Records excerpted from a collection
==*==

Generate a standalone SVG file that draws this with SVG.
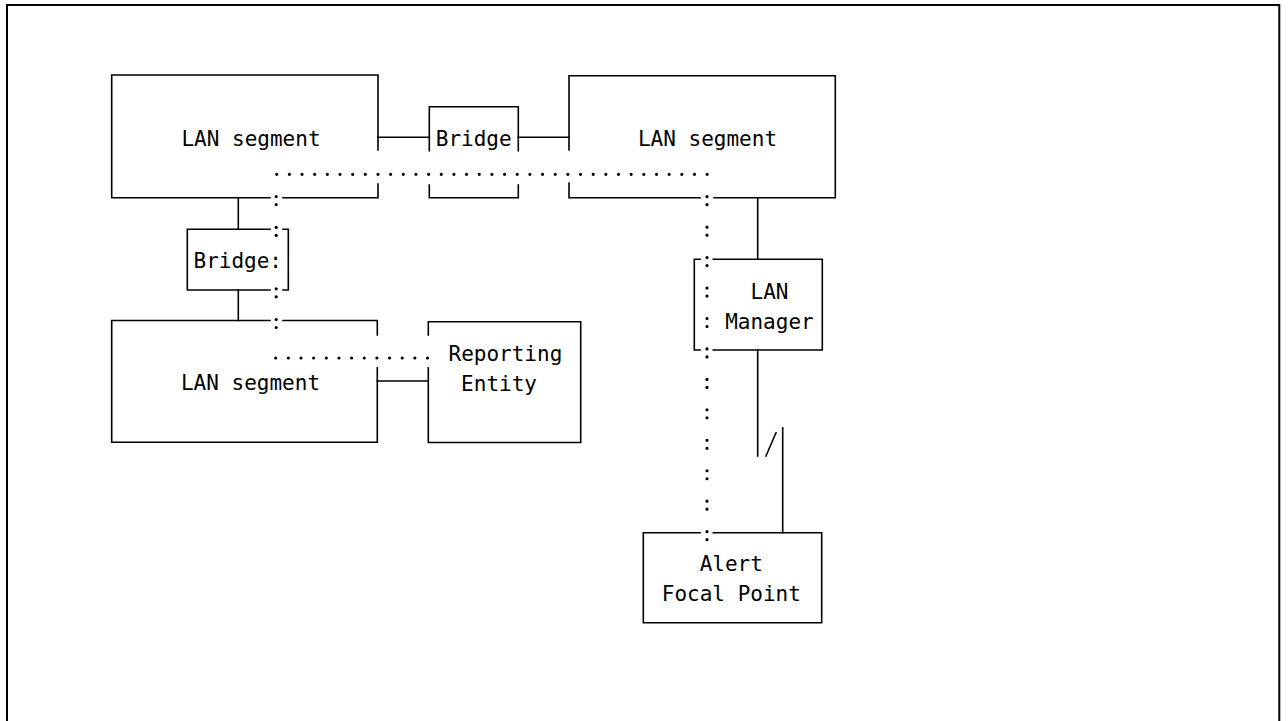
<svg xmlns="http://www.w3.org/2000/svg" width="1288" height="721" viewBox="0 0 1288 721">
<style>
.ln{fill:none;stroke:#000;stroke-width:1.6;stroke-linecap:square}
.dot{fill:none;stroke:#000;stroke-width:3.2;stroke-linecap:round}
.t{font-family:"DejaVu Sans Mono","Liberation Mono",monospace;font-size:21px;fill:#000}
</style>
<rect width="1288" height="721" fill="#fff"/>
<rect x="7" y="5" width="1272.3" height="730" fill="none" stroke="#000" stroke-width="2"/>
<g id="lan-segment-1">
<path class="ln" d="M378,150 V75 H111.7 V197.7 H270 M283,197.7 H378 V184"/>
<text class="t" x="251" y="146" text-anchor="middle">LAN segment</text>
</g>
<g id="bridge-1">
<path class="ln" d="M429.3,150.7 V106.7 H518.3 V150.7 M429.3,185 V197.7 H518.3 V185"/>
<text class="t" x="473.7" y="146" text-anchor="middle">Bridge</text>
</g>
<g id="lan-segment-2">
<path class="ln" d="M569,150 V75.7 H835.3 V197.7 H714 M700,197.7 H569 V183"/>
<text class="t" x="707.5" y="146" text-anchor="middle">LAN segment</text>
</g>
<g id="bridge-2">
<path class="ln" d="M270,229.3 H187.3 V290 H270 M283,229.3 H288.3 V290 H283"/>
<text class="t" x="193.5" y="268.3">Bridge:</text>
</g>
<g id="lan-segment-3">
<path class="ln" d="M270,320.5 H111.7 V442.2 H377.3 V367.7 M377.3,335 V320.5 H283"/>
<text class="t" x="250.5" y="389.6" text-anchor="middle">LAN segment</text>
</g>
<g id="reporting-entity">
<path class="ln" d="M428.3,335 V321.7 H580.7 V442.5 H428.3 V367.7"/>
<text class="t" x="448.5" y="361">Reporting</text>
<text class="t" x="461.1" y="390.5">Entity</text>
</g>
<g id="lan-manager">
<path class="ln" d="M700,259.3 H694.3 V350 H700 M713.3,259.3 H822.3 V350 H713.3"/>
<text class="t" x="750.5" y="299.3">LAN</text>
<text class="t" x="725.2" y="329.3">Manager</text>
</g>
<g id="alert-focal-point">
<path class="ln" d="M700,532.7 H643.3 V622.7 H821.7 V532.7 H713.3"/>
<text class="t" x="699.7" y="571">Alert</text>
<text class="t" x="661.8" y="600.7">Focal Point</text>
</g>
<g id="connectors">
<path class="ln" d="M378,137.3 H429.3 M518.3,137.3 H569"/>
<path class="ln" d="M238.3,197.7 V229.3 M238.3,290 V320.5"/>
<path class="ln" d="M377.3,381 H428.3"/>
<path class="ln" d="M757.7,197.7 V259.3 M757.7,350 V456 M782.7,427.7 V532.7"/>
<path class="ln" d="M766,456 L776,432.7"/>
<path class="dot" d="M276.7,174.3 H708" stroke-dasharray="0 12.66"/>
<path class="dot" d="M275.7,358 H429" stroke-dasharray="0 12.65"/>
<path class="dot" d="M707,196.7 V540" stroke-dasharray="0 8 0 22.45"/>
<path class="dot" d="M276.2,196.7 V237" stroke-dasharray="0 8 0 22.7"/>
<path class="dot" d="M276.2,288.8 V328" stroke-dasharray="0 8 0 22.7"/>
</g>
</svg>
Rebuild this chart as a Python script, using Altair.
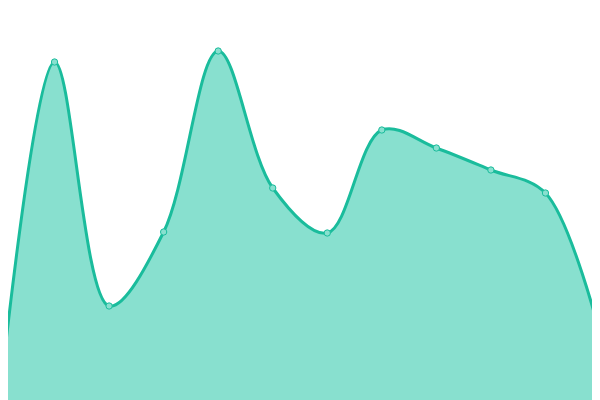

==*==

The exercise: Print the records word for word and exclude any picture they hold.

Solution to the problem:
Generate a standalone SVG file that draws this with SVG.
<svg xmlns="http://www.w3.org/2000/svg" width="1288" height="721" viewBox="0 0 1288 721">
<style>
.ln{fill:none;stroke:#000;stroke-width:1.6;stroke-linecap:square}
.dot{fill:none;stroke:#000;stroke-width:3.2;stroke-linecap:round}
.t{font-family:"DejaVu Sans Mono","Liberation Mono",monospace;font-size:21px;fill:#000}
</style>
<rect width="1288" height="721" fill="#fff"/>
<rect x="7" y="5" width="1272.3" height="730" fill="none" stroke="#000" stroke-width="2"/>
<g id="lan-segment-1">
<path class="ln" d="M378,150 V75 H111.7 V197.7 H270 M283,197.7 H378 V184"/>
<text class="t" x="251" y="146" text-anchor="middle">LAN segment</text>
</g>
<g id="bridge-1">
<path class="ln" d="M429.3,150.7 V106.7 H518.3 V150.7 M429.3,185 V197.7 H518.3 V185"/>
<text class="t" x="473.7" y="146" text-anchor="middle">Bridge</text>
</g>
<g id="lan-segment-2">
<path class="ln" d="M569,150 V75.7 H835.3 V197.7 H714 M700,197.7 H569 V183"/>
<text class="t" x="707.5" y="146" text-anchor="middle">LAN segment</text>
</g>
<g id="bridge-2">
<path class="ln" d="M270,229.3 H187.3 V290 H270 M283,229.3 H288.3 V290 H283"/>
<text class="t" x="193.5" y="268.3">Bridge:</text>
</g>
<g id="lan-segment-3">
<path class="ln" d="M270,320.5 H111.7 V442.2 H377.3 V367.7 M377.3,335 V320.5 H283"/>
<text class="t" x="250.5" y="389.6" text-anchor="middle">LAN segment</text>
</g>
<g id="reporting-entity">
<path class="ln" d="M428.3,335 V321.7 H580.7 V442.5 H428.3 V367.7"/>
<text class="t" x="448.5" y="361">Reporting</text>
<text class="t" x="461.1" y="390.5">Entity</text>
</g>
<g id="lan-manager">
<path class="ln" d="M700,259.3 H694.3 V350 H700 M713.3,259.3 H822.3 V350 H713.3"/>
<text class="t" x="750.5" y="299.3">LAN</text>
<text class="t" x="725.2" y="329.3">Manager</text>
</g>
<g id="alert-focal-point">
<path class="ln" d="M700,532.7 H643.3 V622.7 H821.7 V532.7 H713.3"/>
<text class="t" x="699.7" y="571">Alert</text>
<text class="t" x="661.8" y="600.7">Focal Point</text>
</g>
<g id="connectors">
<path class="ln" d="M378,137.3 H429.3 M518.3,137.3 H569"/>
<path class="ln" d="M238.3,197.7 V229.3 M238.3,290 V320.5"/>
<path class="ln" d="M377.3,381 H428.3"/>
<path class="ln" d="M757.7,197.7 V259.3 M757.7,350 V456 M782.7,427.7 V532.7"/>
<path class="ln" d="M766,456 L776,432.7"/>
<path class="dot" d="M276.7,174.3 H708" stroke-dasharray="0 12.66"/>
<path class="dot" d="M275.7,358 H429" stroke-dasharray="0 12.65"/>
<path class="dot" d="M707,196.7 V540" stroke-dasharray="0 8 0 22.45"/>
<path class="dot" d="M276.2,196.7 V237" stroke-dasharray="0 8 0 22.7"/>
<path class="dot" d="M276.2,288.8 V328" stroke-dasharray="0 8 0 22.7"/>
</g>
</svg>
Rebuild this chart as a Python script, using Altair.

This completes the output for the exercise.